STATED GOAL: Extract the lines of the material below, beginning with the first and ending with the line that holds "0.63, 0.645, 0.66];". Skip every picture.
# start of RECORDED DATA
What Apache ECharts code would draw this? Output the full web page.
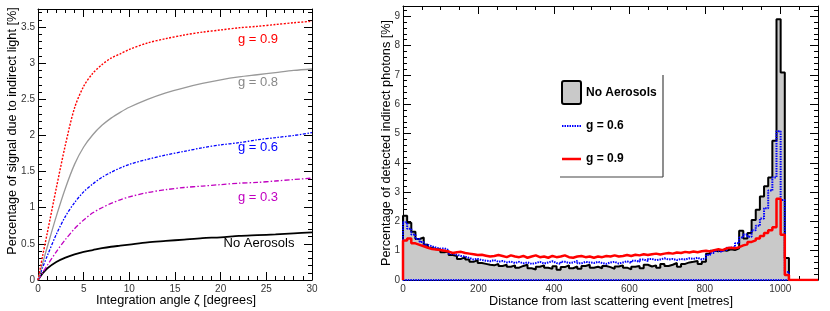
<!DOCTYPE html>
<html><head><meta charset="utf-8">
<script src="https://cdn.jsdelivr.net/npm/echarts/dist/echarts.min.js"></script>
<style>html,body{margin:0;padding:0;background:#fff}#c{width:830px;height:311px}</style>
</head><body><div id="c"></div>
<script>
// ---------- Left panel data: signal fraction vs integration angle ----------
const zeta = [0, 0.5, 1, 2, 3, 4, 5, 6, 7, 8, 9, 10, 12, 14, 16, 18, 20, 22, 24, 26, 28, 30];
const g09 = [0, 0.33, 0.64, 1.27, 1.87, 2.38, 2.68, 2.86, 2.98, 3.07, 3.13, 3.19, 3.28, 3.34, 3.39, 3.43, 3.46, 3.49, 3.51, 3.535, 3.56, 3.58];
const g08 = [0, 0.23, 0.45, 0.88, 1.27, 1.6, 1.84, 2.01, 2.14, 2.24, 2.32, 2.39, 2.5, 2.59, 2.66, 2.72, 2.77, 2.81, 2.84, 2.87, 2.9, 2.92];
const g06 = [0, 0.17, 0.33, 0.63, 0.88, 1.07, 1.22, 1.33, 1.42, 1.49, 1.55, 1.6, 1.67, 1.73, 1.78, 1.83, 1.87, 1.9, 1.94, 1.97, 2.0, 2.04];
const g03 = [0, 0.1, 0.2, 0.39, 0.56, 0.71, 0.83, 0.93, 1.0, 1.06, 1.11, 1.15, 1.21, 1.25, 1.28, 1.3, 1.32, 1.34, 1.35, 1.37, 1.39, 1.41];
const noAer = [0, 0.09, 0.16, 0.25, 0.31, 0.355, 0.39, 0.415, 0.44, 0.46, 0.475, 0.49, 0.52, 0.54, 0.56, 0.58, 0.59, 0.61, 0.62, 0.63, 0.645, 0.66];

// ---------- Right panel data: histograms, 100 bins of 11 m from 0 to 1100 m ----------
const binWidth = 11;
const histNoAer = [2.19,1.95,1.65,1.40,1.45,1.20,1.10,1.05,1.05,0.95,
  0.97,0.85,0.82,0.72,0.78,0.70,0.62,0.68,0.58,0.55,
  0.52,0.50,0.55,0.48,0.52,0.45,0.50,0.42,0.48,0.52,
  0.40,0.36,0.45,0.50,0.42,0.38,0.47,0.35,0.44,0.50,
  0.40,0.46,0.38,0.48,0.52,0.42,0.45,0.40,0.48,0.44,
  0.38,0.46,0.50,0.42,0.36,0.45,0.48,0.40,0.52,0.46,
  0.50,0.42,0.55,0.48,0.52,0.58,0.45,0.55,0.60,0.62,
  0.65,0.55,0.62,0.90,1.00,0.98,1.02,1.00,1.05,1.02,
  1.08,1.68,1.42,1.60,2.05,2.40,2.85,3.20,3.50,4.75,
  8.90,7.08,0.75,0,0,0,0,0,0,0];
const histG06 = [1.97,1.75,1.55,1.40,1.30,1.20,1.15,1.10,1.07,1.08,
  1.02,0.90,0.86,0.82,0.80,0.75,0.70,0.72,0.68,0.66,
  0.64,0.68,0.62,0.65,0.60,0.63,0.58,0.62,0.57,0.60,
  0.55,0.58,0.62,0.56,0.60,0.64,0.58,0.55,0.62,0.58,
  0.60,0.65,0.57,0.62,0.60,0.58,0.62,0.58,0.55,0.60,
  0.62,0.56,0.60,0.64,0.58,0.66,0.62,0.70,0.65,0.72,
  0.68,0.70,0.74,0.70,0.72,0.68,0.72,0.70,0.74,0.72,
  0.76,0.70,0.75,0.85,0.92,1.00,0.95,1.02,1.10,1.12,
  1.25,1.45,1.55,1.48,1.70,1.85,2.10,2.45,3.05,3.50,
  5.08,2.73,0.27,0,0,0,0,0,0,0];
const histG09 = [1.35,1.42,1.25,1.20,1.15,1.10,1.06,1.04,1.02,1.00,
  0.97,0.92,0.95,0.96,0.92,0.90,0.88,0.85,0.86,0.83,
  0.80,0.82,0.85,0.82,0.78,0.84,0.80,0.78,0.82,0.76,
  0.80,0.84,0.78,0.80,0.76,0.82,0.78,0.80,0.84,0.78,
  0.76,0.80,0.82,0.78,0.80,0.76,0.80,0.78,0.82,0.80,
  0.84,0.80,0.82,0.85,0.82,0.86,0.84,0.88,0.85,0.88,
  0.90,0.87,0.90,0.92,0.90,0.94,0.92,0.96,0.94,0.97,
  0.95,0.98,1.00,0.97,1.02,1.05,1.02,1.08,1.10,1.08,
  1.12,1.18,1.22,1.30,1.35,1.42,1.50,1.60,1.70,1.80,
  2.77,1.54,0.17,0,0,0,0,0,0,0];

// ---------- Tick settings ----------
const leftX = {min: 0, max: 30, major: 5, minor: 1};
const leftY = {min: 0, max: 3.75, major: 0.5, minor: 0.1};
const rightX = {min: 0, max: 1100, major: 200, minor: 50};
const rightY = {min: 0, max: 9.35, major: 1, minor: 0.2};

const FONT = '"Liberation Sans", Arial, Helvetica, sans-serif';

function histPoints(vals, close) {
  const pts = [[0, 0]];
  vals.forEach((v, i) => { pts.push([i * binWidth, v]); pts.push([(i + 1) * binWidth, v]); });
  pts.push([vals.length * binWidth, 0]);
  if (close) pts.push([0, 0]);
  return pts;
}
function curve(ys) { return zeta.map((z, i) => [z, ys[i]]); }

const xAxes = [], yAxes = [];
function addAxes(list, grid, r, sides, isX, showMax) {
  let mainIdx = -1;
  sides.forEach((pos, k) => {
    [true, false].forEach(major => {
      const a = {
        gridIndex: grid, type: 'value', position: pos,
        min: r.min, max: r.max, interval: major ? r.major : r.minor,
        axisLine: {show: major, onZero: false, lineStyle: {color: '#000', width: 1}},
        axisTick: {show: true, inside: true, length: major ? 8 : 4, lineStyle: {color: '#000', width: 1}},
        axisLabel: {show: major && k === 0, fontSize: 10, color: '#333', fontFamily: FONT,
          margin: isX ? 4 : 3, showMaxLabel: showMax, formatter: v => String(+v.toFixed(2))},
        splitLine: {show: false}
      };
      if (major && k === 0) mainIdx = list.length;
      list.push(a);
    });
  });
  return mainIdx;
}
const lx = addAxes(xAxes, 0, leftX, ['bottom', 'top'], true, true);
const ly = addAxes(yAxes, 0, leftY, ['left', 'right'], false, false);
const rx = addAxes(xAxes, 1, rightX, ['bottom', 'top'], true, false);
const ry = addAxes(yAxes, 1, rightY, ['left', 'right'], false, false);

function lineSeries(ys, color, type, width) {
  return {type: 'line', xAxisIndex: lx, yAxisIndex: ly, data: curve(ys), smooth: 0.3,
    showSymbol: false, symbol: 'none', lineStyle: {color, type, width}, z: 3};
}

const series = [
  lineSeries(noAer, '#000000', 'solid', 1.8),
  lineSeries(g03, '#c000c0', [5, 2, 1.5, 2], 1.3),
  lineSeries(g06, '#0000ff', [3, 1.5, 1.5, 1.5], 1.3),
  lineSeries(g08, '#999999', 'solid', 1.3),
  lineSeries(g09, '#ff0000', [2, 1.5], 1.4),
  {type: 'line', xAxisIndex: rx, yAxisIndex: ry, data: histPoints(histNoAer, false), showSymbol: false, symbol: 'none',
    lineStyle: {color: '#000', width: 2}, areaStyle: {color: '#c9c9c9', opacity: 1}, z: 3},
  {type: 'line', xAxisIndex: rx, yAxisIndex: ry, data: histPoints(histG06, true), showSymbol: false, symbol: 'none',
    lineStyle: {color: '#0000ff', width: 2, type: [1.5, 1]}, z: 4},
  {type: 'line', xAxisIndex: rx, yAxisIndex: ry, data: histPoints(histG09, false), showSymbol: false, symbol: 'none',
    lineStyle: {color: '#ff0000', width: 2.5}, z: 5}
];

function txt(text, x, y, opts) {
  const o = Object.assign({size: 13, color: '#000', align: 'center', valign: 'middle', rot: 0, weight: 'normal'}, opts || {});
  return {type: 'text', x, y, rotation: o.rot, z: 10,
    style: {text, fill: o.color, font: o.weight + ' ' + o.size + 'px ' + FONT,
      align: o.align, textAlign: o.align, verticalAlign: o.valign, textVerticalAlign: o.valign}};
}

const graphic = [
  txt('Percentage of signal due to indirect light [%]', 12, 131, {size: 12.7, rot: Math.PI / 2}),
  txt('Integration angle \u03b6 [degrees]', 176, 300, {size: 12.7}),
  txt('Percentage of detected indirect photons [%]', 386, 143, {size: 12.7, rot: Math.PI / 2}),
  txt('Distance from last scattering event [metres]', 611, 301, {size: 12.7}),
  txt('g = 0.9', 258, 39, {color: '#ff0000'}),
  txt('g = 0.8', 258, 82, {color: '#888888'}),
  txt('g = 0.6', 258, 147, {color: '#0000ff'}),
  txt('g = 0.3', 258, 197, {color: '#c000c0'}),
  txt('No Aerosols', 259, 243, {color: '#000'}),
  {type: 'line', z: 10, shape: {x1: 663, y1: 75, x2: 663, y2: 177}, style: {stroke: '#444', lineWidth: 1.2}},
  {type: 'line', z: 10, shape: {x1: 560, y1: 177, x2: 663, y2: 177}, style: {stroke: '#444', lineWidth: 1.2}},
  {type: 'rect', z: 10, shape: {x: 562, y: 81, width: 19, height: 23, r: 2}, style: {fill: '#c9c9c9', stroke: '#000', lineWidth: 2}},
  {type: 'line', z: 10, shape: {x1: 562, y1: 126, x2: 581, y2: 126}, style: {stroke: '#0000ff', lineWidth: 2, lineDash: [1.5, 1]}},
  {type: 'line', z: 10, shape: {x1: 562, y1: 159, x2: 581, y2: 159}, style: {stroke: '#ff0000', lineWidth: 2.5}},
  txt('No Aerosols', 586, 93, {size: 12, weight: 'bold', align: 'left'}),
  txt('g = 0.6', 586, 126, {size: 12, weight: 'bold', align: 'left'}),
  txt('g = 0.9', 586, 159, {size: 12, weight: 'bold', align: 'left'})
];

const chart = echarts.init(document.getElementById('c'), null, {renderer: 'canvas'});
chart.setOption({
  animation: false,
  backgroundColor: '#fff',
  grid: [
    {left: 38, top: 9, width: 274, height: 271, containLabel: false},
    {left: 403, top: 6, width: 415, height: 274, containLabel: false}
  ],
  xAxis: xAxes,
  yAxis: yAxes,
  series,
  graphic
});
</script>
</body></html>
# end of RECORDED DATA
PROBLEM SOLUTION:
What Apache ECharts code would draw this? Output the full web page.
<!DOCTYPE html>
<html><head><meta charset="utf-8">
<script src="https://cdn.jsdelivr.net/npm/echarts/dist/echarts.min.js"></script>
<style>html,body{margin:0;padding:0;background:#fff}#c{width:830px;height:311px}</style>
</head><body><div id="c"></div>
<script>
// ---------- Left panel data: signal fraction vs integration angle ----------
const zeta = [0, 0.5, 1, 2, 3, 4, 5, 6, 7, 8, 9, 10, 12, 14, 16, 18, 20, 22, 24, 26, 28, 30];
const g09 = [0, 0.33, 0.64, 1.27, 1.87, 2.38, 2.68, 2.86, 2.98, 3.07, 3.13, 3.19, 3.28, 3.34, 3.39, 3.43, 3.46, 3.49, 3.51, 3.535, 3.56, 3.58];
const g08 = [0, 0.23, 0.45, 0.88, 1.27, 1.6, 1.84, 2.01, 2.14, 2.24, 2.32, 2.39, 2.5, 2.59, 2.66, 2.72, 2.77, 2.81, 2.84, 2.87, 2.9, 2.92];
const g06 = [0, 0.17, 0.33, 0.63, 0.88, 1.07, 1.22, 1.33, 1.42, 1.49, 1.55, 1.6, 1.67, 1.73, 1.78, 1.83, 1.87, 1.9, 1.94, 1.97, 2.0, 2.04];
const g03 = [0, 0.1, 0.2, 0.39, 0.56, 0.71, 0.83, 0.93, 1.0, 1.06, 1.11, 1.15, 1.21, 1.25, 1.28, 1.3, 1.32, 1.34, 1.35, 1.37, 1.39, 1.41];
const noAer = [0, 0.09, 0.16, 0.25, 0.31, 0.355, 0.39, 0.415, 0.44, 0.46, 0.475, 0.49, 0.52, 0.54, 0.56, 0.58, 0.59, 0.61, 0.62, 0.63, 0.645, 0.66];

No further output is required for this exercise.